The United States Department of Agriculture has proposed a standard for grass-fed meat and, since it doesn’t require 100% grazing on lush pasture, it has people upset. Patricia Whisnant, who is both a rancher in Missouri and also runs the American Grassfed Association, explains:
“In the eye of the consumer, grass-fed is tied to open pasture-raised animals, not confinement or feedlot animals. In the consumer’s eye, you’re going to lose the integrity of what the term ’grass-fed’ means.”
Of course, that is just an opinion:
A survey by the National Cattlemen’s Beef Association found that half of consumers had heard of grass-fed beef, but only 28% believed it came from cows that grazed on grass their whole lives. Sixty percent thought the cows also ate other things, such as oats, corn, hay and alfalfa.
The USDA is concerned with developing a standard that won’t require that all cattle labeled as grass-fed have to be raised in warm climes. As a spokesperson for the USDA explained:
“With the geographic diversity found in the U.S., a farmer or rancher in Minnesota is going to have a little bit different grass-fed scheme than, say, one that’s located in Alabama, in the South where year-round grazing is available.”
A recent article in the LA Times gives a good overview, and you can read it here. It is a piece with similar controversies regarding organic beef where vague requirements for access to the outdoors have led to wildly varying interpretations and calls for changes in the law.
But the real problem here is that marketers of certain types of food are looking to use the federal government to establish meaning where there is none. We already have laws on every level of government protecting against fraud.
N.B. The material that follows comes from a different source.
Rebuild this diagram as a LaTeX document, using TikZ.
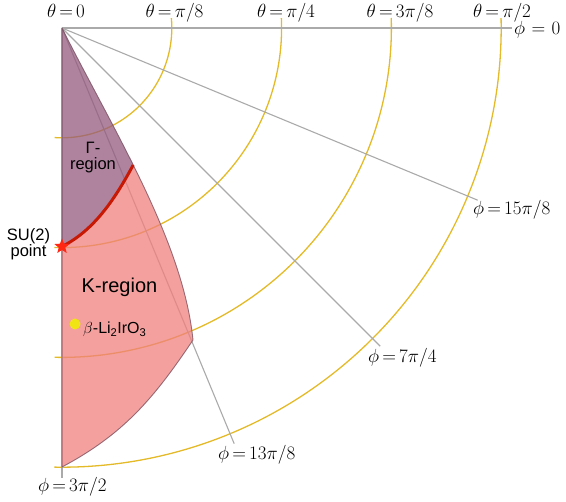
\RequirePackage{fix-cm}
\documentclass[tikz,border=0pt]{standalone}
\usepackage{fontspec}
\newfontfamily\hel{Liberation Sans}
\usetikzlibrary{shapes.geometric}
\definecolor{gridgray}{RGB}{170,170,170}
\definecolor{arcyel}{RGB}{228,186,40}
\definecolor{gampurple}{RGB}{148,90,126}
\definecolor{kpink}{RGB}{240,128,126}
\definecolor{edgecol}{RGB}{115,75,90}
\definecolor{sured}{RGB}{200,25,5}
\definecolor{starred}{RGB}{255,40,20}
\definecolor{dotyel}{RGB}{240,228,20}
\newcommand{\meq}{\mkern3mu{=}\mkern3mu}
\newcommand{\weq}{\mkern6mu{=}\mkern6mu}
\begin{document}
\begin{tikzpicture}[x=1pt,y=-1pt,
  gridline/.style={draw=gridgray, line width=1.1pt},
  thetaarc/.style={draw=arcyel, line width=1.3pt},
  mlabel/.style={inner sep=0pt, font=\fontsize{19}{21}\selectfont},
  slabel/.style={inner sep=0pt, font=\hel\fontsize{16.5}{16}\selectfont, align=center},
]
\useasboundingbox (0,0) rectangle (566,502);
\coordinate (O) at (62,28);
% theta arcs
\foreach \r/\a/\b in {109.8/-5.2/93.9, 219.6/-2.6/92.0, 329.4/-1.74/91.3, 439.2/-1.3/91.0}{
  \draw[thetaarc] plot[domain=\a:\b, samples=90, smooth] ({62+\r*cos(\x)},{28+\r*sin(\x)});
}
% phi lines
\coordinate (p0) at (512,28);
\coordinate (p158) at (477.7,200.2);
\coordinate (p74) at (380.2,346.2);
\coordinate (p138) at (234.2,443.7);
\coordinate (p32) at (62,478);
\foreach \e in {p0,p158,p74,p138,p32}{
  \draw[gridline] (O) -- (\e);
}
% regions
\coordinate (C) at (193,340);
\coordinate (B) at (62,467);
\coordinate (S) at (62,246.5);
\coordinate (E) at (133.2,165);
\begin{scope}
  \clip (O) .. controls (112,128) and (183,240) .. (C) .. controls (154,398) and (124,434) .. (B) -- cycle;
  \fill[kpink, opacity=.75] (S) .. controls (95,230) and (116,197) .. (E) -- (153,131) -- (260,131) -- (260,500) -- (40,500) -- (40,246.5) -- cycle;
  \fill[gampurple, opacity=.75] (S) .. controls (95,230) and (116,197) .. (E) -- (153,131) -- (153,0) -- (40,0) -- (40,246.5) -- cycle;
\end{scope}
\draw[edgecol, draw opacity=.75, line width=.9pt, line join=round] (O) .. controls (112,128) and (183,240) .. (C) .. controls (154,398) and (124,434) .. (B) -- cycle;
\draw[sured, line width=3pt] (S) .. controls (95,230) and (116,197) .. (E);
\node[star, star points=5, star point ratio=2.3, fill=starred, inner sep=0pt, minimum size=16pt] (su2star) at (S) {};
\node[circle, fill=dotyel, inner sep=0pt, minimum size=11pt] (lidot) at (75,324) {};
% labels
\node[mlabel, anchor=base] (t0) at (66,18) {$\theta\meq0$};
\node[mlabel, anchor=base] (t1) at (174.5,18) {$\theta\meq\pi/8$};
\node[mlabel, anchor=base] (t2) at (286,18) {$\theta\meq\pi/4$};
\node[mlabel, anchor=base] (t3) at (400,18) {$\theta\meq3\pi/8$};
\node[mlabel, anchor=base] (t4) at (502,18) {$\theta\meq\pi/2$};
\node[mlabel, anchor=base west] (f0) at (514,35) {$\phi\weq0$};
\node[mlabel, anchor=base west] (f158) at (473,215) {$\phi\meq15\pi/8$};
\node[mlabel, anchor=base west] (f74) at (368,363) {$\phi\meq7\pi/4$};
\node[mlabel, anchor=base west] (f138) at (218,460) {$\phi\meq13\pi/8$};
\node[mlabel, anchor=base west] (f32) at (38,492) {$\phi\meq3\pi/2$};
\node[slabel, anchor=north] (greg) at (93,142) {Γ-\\region};
\node[slabel, anchor=north] (su2) at (28.5,228) {SU(2)\\point};
\node[inner sep=0pt, anchor=base, font=\hel\fontsize{20}{22}\selectfont] (kreg) at (119.5,293) {K-region};
\node[inner sep=0pt, anchor=base west, font=\hel\fontsize{16}{18}\selectfont] (beta) at (83,334) {$\beta$-Li\textsubscript{2}IrO\textsubscript{3}};
\end{tikzpicture}
\end{document}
So if suppliers want to advertise that their beef is never kept in a barn, is allowed to graze free every day of its life and never is given anything but the fresh grass to eat… if they lie and don’t do those things, they can be prosecuted under anti-fraud statutes.
The problem is that certain people would like the government to set an arbitrary definition to terms that have no such meaning.
In the US, anyone can go out there and file for a Trademark and then promote and advertise to tell the consumer what that Trademark means. If the American Grassfed Association wants to trademark a logo and then set up a certification program and promote some characteristic of its members’ meat — more power to them.
But why in the world should the federal government do the marketing for these people? Building trust in your brand is what brand building is all about.